Factory prices decline faster than expectedBusiness | Reuters 16 Oct 2020
China's factory gate prices fell at a faster-than-expected pace in September and consumer inflation slowed to its weakest in 19 months, underscoring the challenges still facing China as it recovers from the Covid-19 pandemic.
The producer price index fell for an eighth straight month on an annual basis, while consumer prices grew more slowly than expected.
The world's second largest economy has seen a steady recovery after being hard hit by the coronavirus in the first quarter. But a sustained fall in producer prices, seen as a gauge of industrial demand, may rekindle worries about deflation and prompt authorities to provide more support, analysts said.
The PPI fell 2.1 percent from a year earlier, the National Bureau of Statistics said in a statement.
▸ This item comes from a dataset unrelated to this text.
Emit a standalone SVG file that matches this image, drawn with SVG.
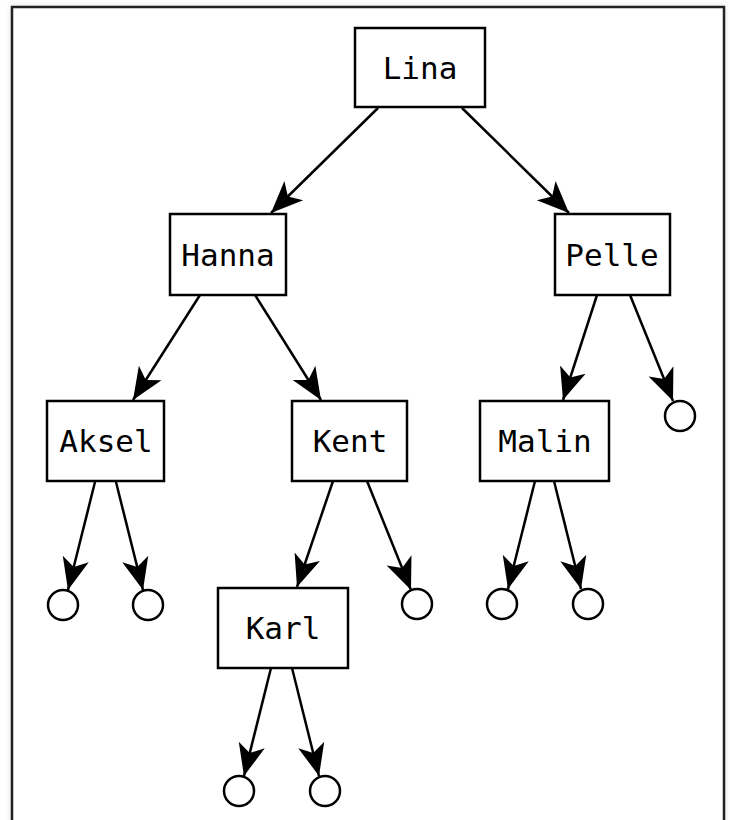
<svg xmlns="http://www.w3.org/2000/svg" width="730" height="820" viewBox="0 0 730 820">
<defs>
<style>
.node rect{fill:#fff;stroke:#000;stroke-width:2.5}
.node text{font-family:"DejaVu Sans Mono","Liberation Mono",monospace;font-size:31px;fill:#000;text-anchor:middle;dominant-baseline:central}
.leaf{fill:#fff;stroke:#000;stroke-width:2.5}
.edge{stroke:#000;stroke-width:2.5;fill:none;marker-end:url(#ah)}
</style>
<marker id="ah" markerUnits="userSpaceOnUse" markerWidth="34" markerHeight="30" viewBox="-31 -14 33 28" refX="0" refY="0" orient="auto">
<path d="M0,0 L-31,-13 L-23,0 L-31,13 Z" fill="#000"/>
</marker>
<filter id="sh" x="-5%" y="-5%" width="110%" height="110%"><feGaussianBlur stdDeviation="3"/></filter>
</defs>
<rect x="12" y="7" width="712" height="830" fill="#999" opacity="0.5" filter="url(#sh)"/>
<rect x="12" y="7" width="712" height="830" fill="#fff" stroke="#222" stroke-width="2.5"/>
<g id="connectors">
<line class="edge" x1="378" y1="108" x2="271" y2="213"/>
<line class="edge" x1="462" y1="108" x2="569" y2="213"/>
<line class="edge" x1="200" y1="295" x2="133" y2="400"/>
<line class="edge" x1="255" y1="295" x2="321" y2="400"/>
<line class="edge" x1="597" y1="295" x2="563" y2="400"/>
<line class="edge" x1="630" y1="295" x2="673" y2="401"/>
<line class="edge" x1="95" y1="482" x2="68" y2="590"/>
<line class="edge" x1="116" y1="482" x2="143" y2="590"/>
<line class="edge" x1="333" y1="481" x2="297" y2="587"/>
<line class="edge" x1="367" y1="481" x2="411" y2="590"/>
<line class="edge" x1="535" y1="481" x2="508" y2="589"/>
<line class="edge" x1="554" y1="481" x2="581" y2="589"/>
<line class="edge" x1="271" y1="668" x2="244" y2="776"/>
<line class="edge" x1="292" y1="668" x2="319" y2="776"/>
</g>
<g id="Lina" class="node"><rect x="355" y="28" width="130" height="79"/><text x="420" y="68">Lina</text></g>
<g id="Hanna" class="node"><rect x="170" y="214" width="116" height="81"/><text x="228" y="255">Hanna</text></g>
<g id="Pelle" class="node"><rect x="555" y="214" width="115" height="81"/><text x="612" y="255">Pelle</text></g>
<g id="Aksel" class="node"><rect x="47" y="401" width="117" height="80"/><text x="106" y="441">Aksel</text></g>
<g id="Kent" class="node"><rect x="292" y="401" width="115" height="80"/><text x="350" y="441">Kent</text></g>
<g id="Malin" class="node"><rect x="480" y="401" width="129" height="80"/><text x="545" y="441">Malin</text></g>
<g id="Karl" class="node"><rect x="218" y="588" width="130" height="80"/><text x="283" y="628">Karl</text></g>
<g id="leaf1"><circle class="leaf" cx="63" cy="605" r="15"/></g>
<g id="leaf2"><circle class="leaf" cx="148" cy="605" r="15"/></g>
<g id="leaf3"><circle class="leaf" cx="417" cy="604" r="15"/></g>
<g id="leaf4"><circle class="leaf" cx="502" cy="604" r="15"/></g>
<g id="leaf5"><circle class="leaf" cx="588" cy="604" r="15"/></g>
<g id="leaf6"><circle class="leaf" cx="680" cy="416" r="15"/></g>
<g id="leaf7"><circle class="leaf" cx="239" cy="791" r="15"/></g>
<g id="leaf8"><circle class="leaf" cx="325" cy="791" r="15"/></g>
</svg>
Economists in a Reuters poll had expected the index to decline 1.8 percent after a 2 percent drop in August. On a monthly basis, PPI rose 0.1 percent, after increasing by 0.3 percent in August.
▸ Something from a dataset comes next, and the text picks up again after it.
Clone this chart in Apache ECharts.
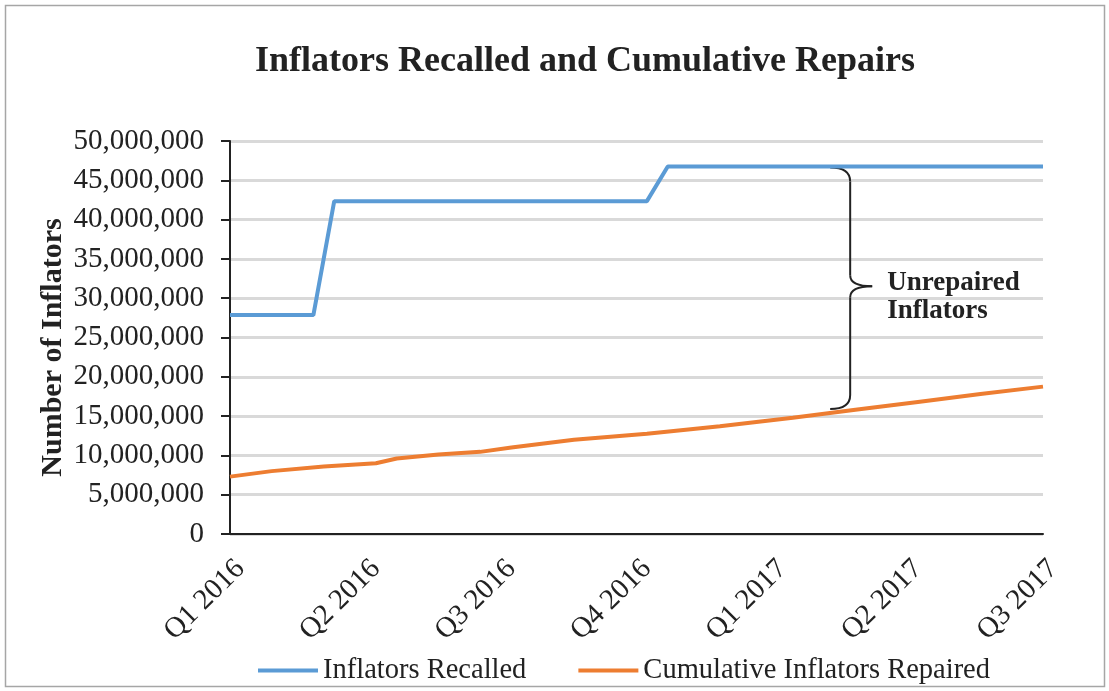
<!DOCTYPE html>
<html>
<head>
<meta charset="utf-8">
<script src="https://cdn.jsdelivr.net/npm/echarts@6/dist/echarts.min.js"></script>
<style>
  html, body { margin: 0; padding: 0; background: #fff; }
  #chart { width: 1109px; height: 691px; }
</style>
</head>
<body>
<div id="chart"></div>
<script>
// weeks counted from start of Q1 2016, 13 weeks per quarter
var quarterLabels = ['Q1 2016', 'Q2 2016', 'Q3 2016', 'Q4 2016', 'Q1 2017', 'Q2 2017', 'Q3 2017'];

var recalledWeeks  = [0, 8, 10, 40, 42, 78];
var recalledValues = [27850000, 27850000, 42350000, 42350000, 46750000, 46750000];

var repairedWeeks  = [0, 4, 9, 14, 16, 20, 24, 27, 33, 40, 47, 54, 60, 66, 72, 78];
var repairedValues = [7300000, 8000000, 8600000, 9000000, 9600000, 10100000, 10450000, 11000000,
                      12000000, 12750000, 13700000, 14800000, 15800000, 16800000, 17800000, 18750000];

// brace annotation spans the gap at this week
var braceWeek = 59.5;
var braceTop = 46750000;
var braceBottom = 15900000;

var FONT = '"Liberation Serif", "DejaVu Serif", serif';
var TEXT = '#222';

function pairs(xs, ys) {
  return xs.map(function (x, i) { return [x, ys[i]]; });
}

var chart = echarts.init(document.getElementById('chart'));

var option = {
  animation: false,
  backgroundColor: '#fff',
  title: {
    text: 'Inflators Recalled and Cumulative Repairs',
    left: 580,
    top: 39,
    textAlign: 'center',
    textStyle: { fontFamily: FONT, fontSize: 36, fontWeight: 'bold', color: TEXT }
  },
  legend: {
    left: 253,
    top: 651,
    itemWidth: 60,
    itemHeight: 4,
    itemGap: 52,
    icon: 'rect',
    textStyle: { fontFamily: FONT, fontSize: 28.5, color: TEXT },
    data: ['Inflators Recalled', 'Cumulative Inflators Repaired']
  },
  grid: { left: 230, right: 66, top: 141, bottom: 157 },
  xAxis: {
    type: 'value',
    min: 0,
    max: 78,
    interval: 13,
    axisLine: { onZero: false, lineStyle: { color: '#222', width: 2 } },
    axisTick: { show: false },
    splitLine: { show: false },
    axisLabel: {
      rotate: 45,
      margin: 20,
      verticalAlign: 'top',
      fontFamily: FONT,
      fontSize: 29,
      color: TEXT,
      formatter: function (v) { return quarterLabels[Math.round(v / 13)]; }
    }
  },
  yAxis: {
    type: 'value',
    min: 0,
    max: 50000000,
    interval: 5000000,
    name: 'Number of Inflators',
    nameLocation: 'middle',
    nameGap: 162,
    nameMoveOverlap: false,
    nameTextStyle: { fontFamily: FONT, fontSize: 30, fontWeight: 'bold', color: TEXT, padding: [0, 20, 0, 0] },
    axisLine: { show: true, lineStyle: { color: '#222', width: 2 } },
    axisTick: { show: true, length: 9, lineStyle: { color: '#222', width: 2 } },
    splitLine: { lineStyle: { color: '#d9d9d9', width: 3 } },
    axisLabel: {
      margin: 26,
      fontFamily: FONT,
      fontSize: 29,
      color: TEXT,
      formatter: function (v) { return v.toLocaleString('en-US'); }
    }
  },
  series: [
    {
      name: 'Inflators Recalled',
      type: 'line',
      showSymbol: false,
      color: '#5b9bd5',
      lineStyle: { width: 4, color: '#5b9bd5' },
      data: pairs(recalledWeeks, recalledValues)
    },
    {
      name: 'Cumulative Inflators Repaired',
      type: 'line',
      showSymbol: false,
      color: '#ed7d31',
      lineStyle: { width: 4, color: '#ed7d31' },
      data: pairs(repairedWeeks, repairedValues)
    }
  ]
};

chart.setOption(option);

// curly brace + label, placed from data coordinates
var pTop = chart.convertToPixel({ gridIndex: 0 }, [braceWeek, braceTop]);
var pBot = chart.convertToPixel({ gridIndex: 0 }, [braceWeek, braceBottom]);
var bx = pTop[0], yT = pTop[1] + 1, yB = pBot[1];
var yM = (yT + yB) / 2 - 2;
var hook = 20;
var braceStyle = { fill: null, stroke: '#222', lineWidth: 2 };

function curve(x1, y1, cx, cy, x2, y2) {
  return { type: 'bezierCurve', silent: true, style: braceStyle,
    shape: { x1: x1, y1: y1, cpx1: cx, cpy1: cy, x2: x2, y2: y2 } };
}
function seg(x1, y1, x2, y2) {
  return { type: 'line', silent: true, style: braceStyle,
    shape: { x1: x1, y1: y1, x2: x2, y2: y2 } };
}

chart.setOption({
  graphic: [
    {
      type: 'rect',
      silent: true,
      shape: { x: 5.5, y: 5.5, width: 1099, height: 681 },
      style: { fill: null, stroke: '#a6a6a6', lineWidth: 1.5 }
    },
    curve(bx - hook, yT, bx, yT, bx, yT + 14),
    seg(bx, yT + 14, bx, yM - 11),
    curve(bx, yM - 11, bx, yM, bx + 22, yM),
    curve(bx + 22, yM, bx, yM, bx, yM + 11),
    seg(bx, yM + 11, bx, yB - 14),
    curve(bx, yB - 14, bx, yB, bx - hook, yB),
    {
      type: 'text',
      silent: true,
      x: bx + 37,
      y: yM - 17,
      style: {
        text: 'Unrepaired\nInflators',
        font: 'bold 27px ' + FONT,
        lineHeight: 28,
        fill: TEXT
      }
    }
  ]
});
</script>
</body>
</html>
Meanwhile China's consumer price index rose by 1.7 percent in September from a year earlier, its slowest increase since February 2019, as pork price inflation moderated further, the NBS data showed.
Economists in a Reuters poll had expected CPI to increase 1.8 percent after a 2.4 percent rise in August.
Pork price inflation slowed year-on-year as hog production rebounded and as the government increased sales of frozen pork from state reserves, said Dong Lijuan, senior statistician at the NBS. Pork prices surged this time last year as the African swine fever decimated China's pig herd. Pork prices rose 25.5 percent year-on-year in September, slowing from a 52.6 percent increase in August. On a monthly basis, they fell 1.6 percent in September after gaining 1.2 percent in August.